Sometimes I’m asked if I’ve ever felt uncomfortable or unnerved doing something alone. I’m not usually ever afraid to do something by myself because I try to believe and see the best in people. That hasn’t always been my motto. When Cam was younger and we’d go to Super One at night, I’d say to him, “This isn’t the best place to be at night, so let’s hurry.” Now that sentence makes me laugh. Maybe it was because I was experiencing ‘mom paranoia.’ I can’t tell you the number of places that I’ve been out late at night and I don’t experience those feelings of being afraid. I’m not so naive that I’m not cautious and alert, but I don’t naturally assume that places are creepy and people’s actions will be negative.
I never felt the need to nurture my courage when I had John beside me. I was content with following, but to be honest I never thought about stepping out because I was happy in my life and in my role as wife and mom. It’s a role I never wanted to give up. Proudly, Mom is still my name, but ‘man’ is replacing ‘boy.’ No matter how tightly we hold on to the here and now…time changes and we mature and grow.
Maturity brings both hindsight and the precious hope of a beautiful future. Only God knows our future and we can only accept that there’s no changing the past. It is our history with all the joys and pains that we’ve experienced. I’m transformed, not only by my faith, but through my trials, joys, and people around me. My experiences both in the past and what will happen in my future will continue to add to who I am. I heard this on television, “God may not always still the storms on the outside, but He will still the storms on the inside.” I thought that was beautifully said.
Brave? No, I’m simply living life. The life that God planned for me. What’s in the future? I don’t know. I only know my past and I can only go forward. I pray that God will continue to guide me. Whether I stumble or walk the life He plans. I go forward. My life should be harvesting fruit for Him. I do hope that I’m representing God well. I try to remember all the small lives that I touch and hopefully I touch some adult lives too. I hope I’ve instilled my values in Cameron. I pray that God transforms his life and all his experiences add to his life too. Cam has experienced much in his young lifetime and I see many positive outcomes from them.
For everything there is a season, and a time for every matter under heaven: a time to be born, and a time to die; a time to plant, and a time to pluck up what is planted; a time to kill, and a time to heal; a time to break down, and a time to build up; a time to weep, and a time to laugh; a time to mourn, and a time to dance; a time to cast away stones, and a time to gather stones together; a time to embrace, and a time to refrain from embracing; …
Ecclesiastes 3: 1-22 ESV
I thank God for His promises, His timing, His strength, and His peace.
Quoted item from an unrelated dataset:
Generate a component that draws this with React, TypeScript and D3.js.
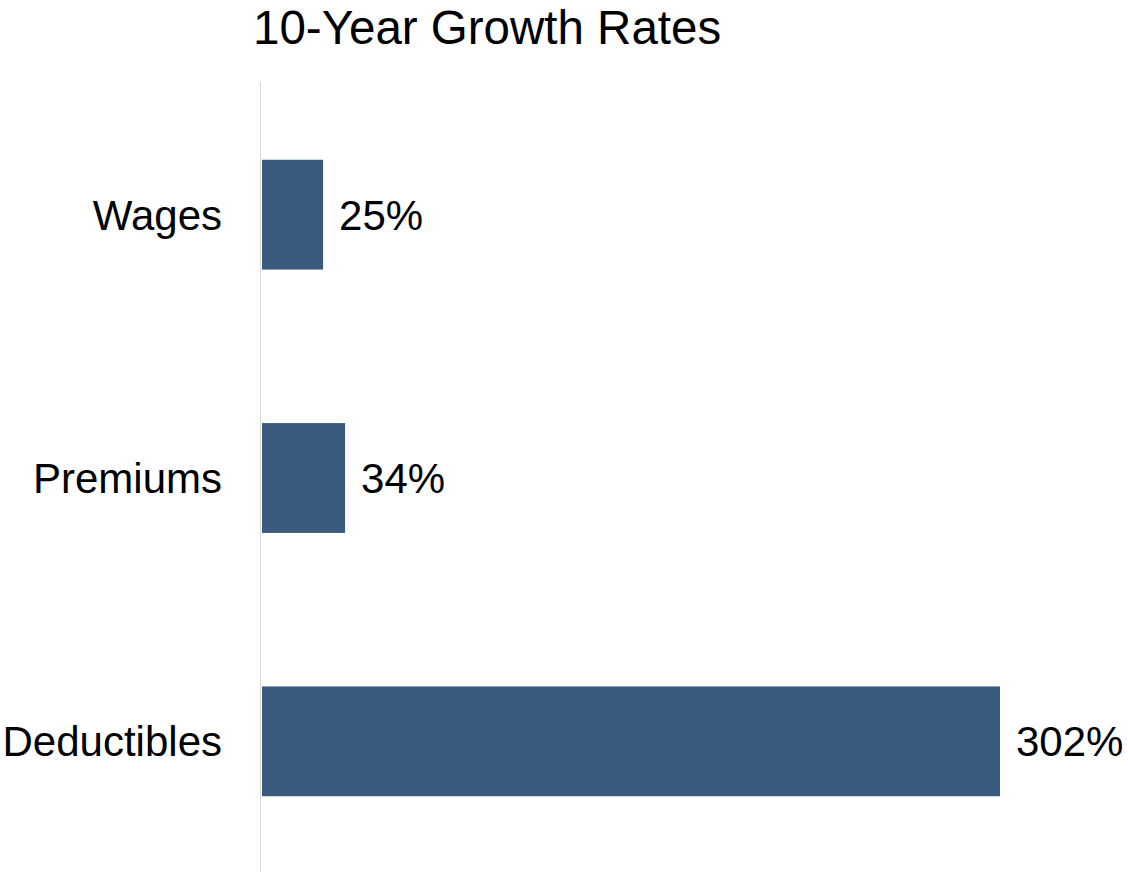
import React from "react";
import * as d3 from "d3";

const categories: string[] = ["Wages", "Premiums", "Deductibles"];
const values: number[] = [25, 34, 302];
const valueLabels: string[] = ["25%", "34%", "302%"];
const title = "10-Year Growth Rates";

const W = 1128;
const H = 872;
const FONT = "'Liberation Sans', Arial, sans-serif";

export default function App() {
  const y = d3
    .scaleBand<string>()
    .domain(categories)
    .range([83, 873])
    .paddingInner(0.583)
    .paddingOuter(0.2915);
  const x = d3
    .scaleLinear()
    .domain([0, d3.max(values) as number])
    .range([262, 1000]);

  return (
    <svg
      width={W}
      height={H}
      style={{ position: "absolute", left: 0, top: 0, display: "block", background: "#fff" }}
    >
      <text x={253} y={43.5} fontFamily={FONT} fontSize={47.5} fill="#000">
        {title}
      </text>
      <line x1={260.5} x2={260.5} y1={82} y2={872} stroke="#d9d9d9" strokeWidth={1} />
      {categories.map((c, i) => {
        const yy = y(c) as number;
        const bw = y.bandwidth();
        const cy = yy + bw / 2;
        return (
          <g key={c}>
            <rect x={x(0)} y={yy} width={x(values[i]) - x(0)} height={bw} fill="#3a5a7e" />
            <text
              x={222}
              y={cy + 15}
              textAnchor="end"
              fontFamily={FONT}
              fontSize={42}
              fill="#000"
            >
              {c}
            </text>
            <text x={x(values[i]) + 16} y={cy + 15} fontFamily={FONT} fontSize={42} fill="#000">
              {valueLabels[i]}
            </text>
          </g>
        );
      })}
    </svg>
  );
}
I thank Him for allowing me new experiences and for being with me when I do step out.
One of the things that I’ve gotten from stepping out and trying new things is finding out how much I enjoy dancing.
When dancing, often my feet get confused with the steps and I find myself ‘out of step’ with my partner. Immediately I know that I’m out of sync, but getting back in step is not always easy. I think that is a great analogy for life. When I’m out of step with God’s plan, I might not always know which way to put my feet, but I can tell I’m out of sync.
Just like the men that are thoughtful enough to take the time to help me count or turn me so that we can practice steps facing forward, God loves me and turns me in the right direction and helps me keep count. It may not always be a dance that I find easy to follow, but I find joy at the finish of it.